-- BEGIN --

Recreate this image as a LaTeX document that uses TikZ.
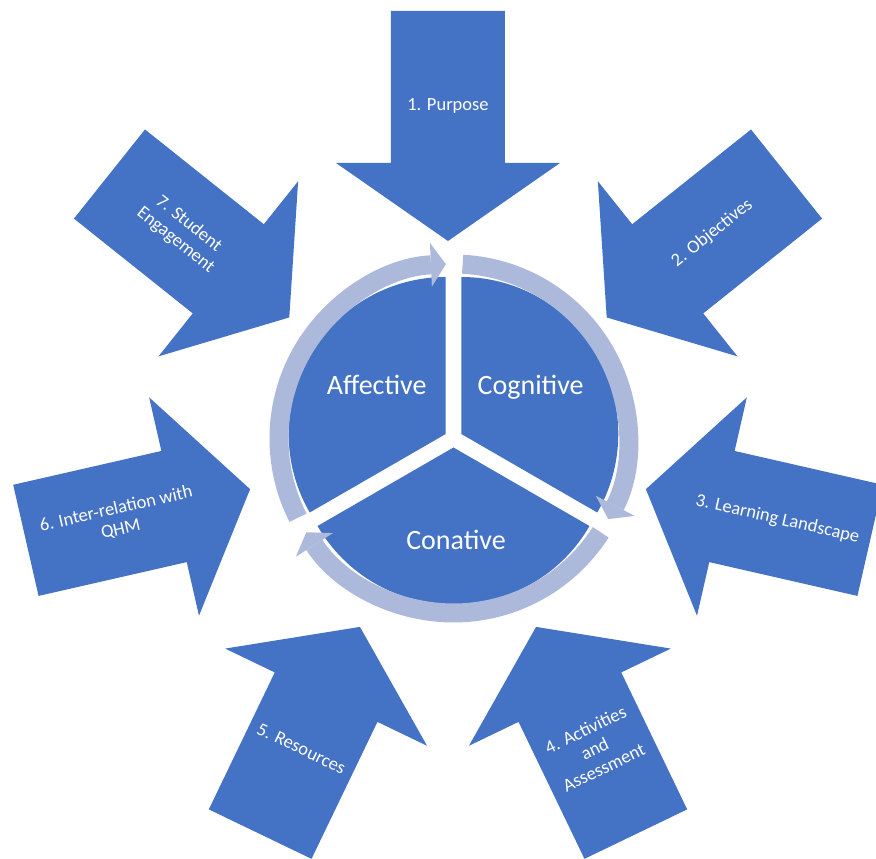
\documentclass[tikz,border=0pt]{standalone}
\usepackage{fontspec}
\setmainfont{Carlito}
\usetikzlibrary{arrows.meta}
\definecolor{segblue}{RGB}{68,114,196}
\definecolor{ringblue}{RGB}{173,185,219}

\begin{document}
\begin{tikzpicture}[x=1pt, y=1pt,
    inarrow/.style={fill=segblue},
    seg/.style={fill=segblue},
    ring/.style={draw=ringblue, line width=19pt,
      -{Triangle[length=15pt, width=44pt, line width=0pt]}},
    lbl/.style={text=white, align=center, inner sep=0pt,
      font=\fontsize{18.5}{21}\selectfont},
    seglbl/.style={text=white, anchor=base, inner sep=0pt,
      font=\fontsize{28}{34}\selectfont}]
  \useasboundingbox (-448,-415) rectangle (428,444);

  % outer arrows
  \foreach \a in {90,38.57,-12.86,-64.29,-115.71,-167.14,141.43}
    \fill[inarrow, rotate=\a] (203,0) -- (281,112) -- (281,57) -- (433,57)
      -- (433,-57) -- (281,-57) -- (281,-112) -- cycle;

  \node[lbl] (purpose) at (90:338) {1. Purpose};
  \node[lbl, rotate=38.57] (objectives) at (38.57:338) {2. Objectives};
  \node[lbl, rotate=-12.86] (landscape) at (-12.86:338) {3. Learning Landscape};
  \node[lbl, rotate=25.71] (activities) at (-64.29:338) {4. Activities\\and\\Assessment};
  \node[lbl, rotate=-25.71] (resources) at (-115.71:338) {5. Resources};
  \node[lbl, rotate=12.86] (interrel) at (-167.14:338) {6. Inter-relation with\\QHM};
  \node[lbl, rotate=-38.57] (engagement) at (141.43:340) {7. Student\\Engagement};

  % pie
  \fill[seg, shift={(30:9)}] (5.5,5.5) -- ++(90:157)
    arc[start angle=90, end angle=-30, radius=157] -- cycle;
  \fill[seg, shift={(270:9)}] (5.5,5.5) -- ++(-30:157)
    arc[start angle=-30, end angle=-150, radius=157] -- cycle;
  \fill[seg, shift={(150:9)}] (5.5,5.5) -- ++(210:157)
    arc[start angle=210, end angle=90, radius=157] -- cycle;

  \node[seglbl] (affective) at (-71.3,49) {Affective};
  \node[seglbl] (cognitive) at (82.7,49) {Cognitive};
  \node[seglbl] (conative) at (8,-106) {Conative};

  % cycle ring
  \draw[ring] (5.5,5.5) ++(207:174.5) arc[start angle=207, end angle=92.5, radius=174.5];
  \draw[ring] (5.5,5.5) ++(87:174.5) arc[start angle=87, end angle=-27.5, radius=174.5];
  \draw[ring] (5.5,5.5) ++(-32.5:174.5) arc[start angle=-32.5, end angle=-147.5, radius=174.5];
\end{tikzpicture}
\end{document}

-- END --

Reproduce every line precisely as given, omitting all pictures.

**Answer below:**
Recreate this image as a LaTeX document that uses TikZ.
\documentclass[tikz,border=0pt]{standalone}
\usepackage{fontspec}
\setmainfont{Carlito}
\usetikzlibrary{arrows.meta}
\definecolor{segblue}{RGB}{68,114,196}
\definecolor{ringblue}{RGB}{173,185,219}

\begin{document}
\begin{tikzpicture}[x=1pt, y=1pt,
    inarrow/.style={fill=segblue},
    seg/.style={fill=segblue},
    ring/.style={draw=ringblue, line width=19pt,
      -{Triangle[length=15pt, width=44pt, line width=0pt]}},
    lbl/.style={text=white, align=center, inner sep=0pt,
      font=\fontsize{18.5}{21}\selectfont},
    seglbl/.style={text=white, anchor=base, inner sep=0pt,
      font=\fontsize{28}{34}\selectfont}]
  \useasboundingbox (-448,-415) rectangle (428,444);

  % outer arrows
  \foreach \a in {90,38.57,-12.86,-64.29,-115.71,-167.14,141.43}
    \fill[inarrow, rotate=\a] (203,0) -- (281,112) -- (281,57) -- (433,57)
      -- (433,-57) -- (281,-57) -- (281,-112) -- cycle;

  \node[lbl] (purpose) at (90:338) {1. Purpose};
  \node[lbl, rotate=38.57] (objectives) at (38.57:338) {2. Objectives};
  \node[lbl, rotate=-12.86] (landscape) at (-12.86:338) {3. Learning Landscape};
  \node[lbl, rotate=25.71] (activities) at (-64.29:338) {4. Activities\\and\\Assessment};
  \node[lbl, rotate=-25.71] (resources) at (-115.71:338) {5. Resources};
  \node[lbl, rotate=12.86] (interrel) at (-167.14:338) {6. Inter-relation with\\QHM};
  \node[lbl, rotate=-38.57] (engagement) at (141.43:340) {7. Student\\Engagement};

  % pie
  \fill[seg, shift={(30:9)}] (5.5,5.5) -- ++(90:157)
    arc[start angle=90, end angle=-30, radius=157] -- cycle;
  \fill[seg, shift={(270:9)}] (5.5,5.5) -- ++(-30:157)
    arc[start angle=-30, end angle=-150, radius=157] -- cycle;
  \fill[seg, shift={(150:9)}] (5.5,5.5) -- ++(210:157)
    arc[start angle=210, end angle=90, radius=157] -- cycle;

  \node[seglbl] (affective) at (-71.3,49) {Affective};
  \node[seglbl] (cognitive) at (82.7,49) {Cognitive};
  \node[seglbl] (conative) at (8,-106) {Conative};

  % cycle ring
  \draw[ring] (5.5,5.5) ++(207:174.5) arc[start angle=207, end angle=92.5, radius=174.5];
  \draw[ring] (5.5,5.5) ++(87:174.5) arc[start angle=87, end angle=-27.5, radius=174.5];
  \draw[ring] (5.5,5.5) ++(-32.5:174.5) arc[start angle=-32.5, end angle=-147.5, radius=174.5];
\end{tikzpicture}
\end{document}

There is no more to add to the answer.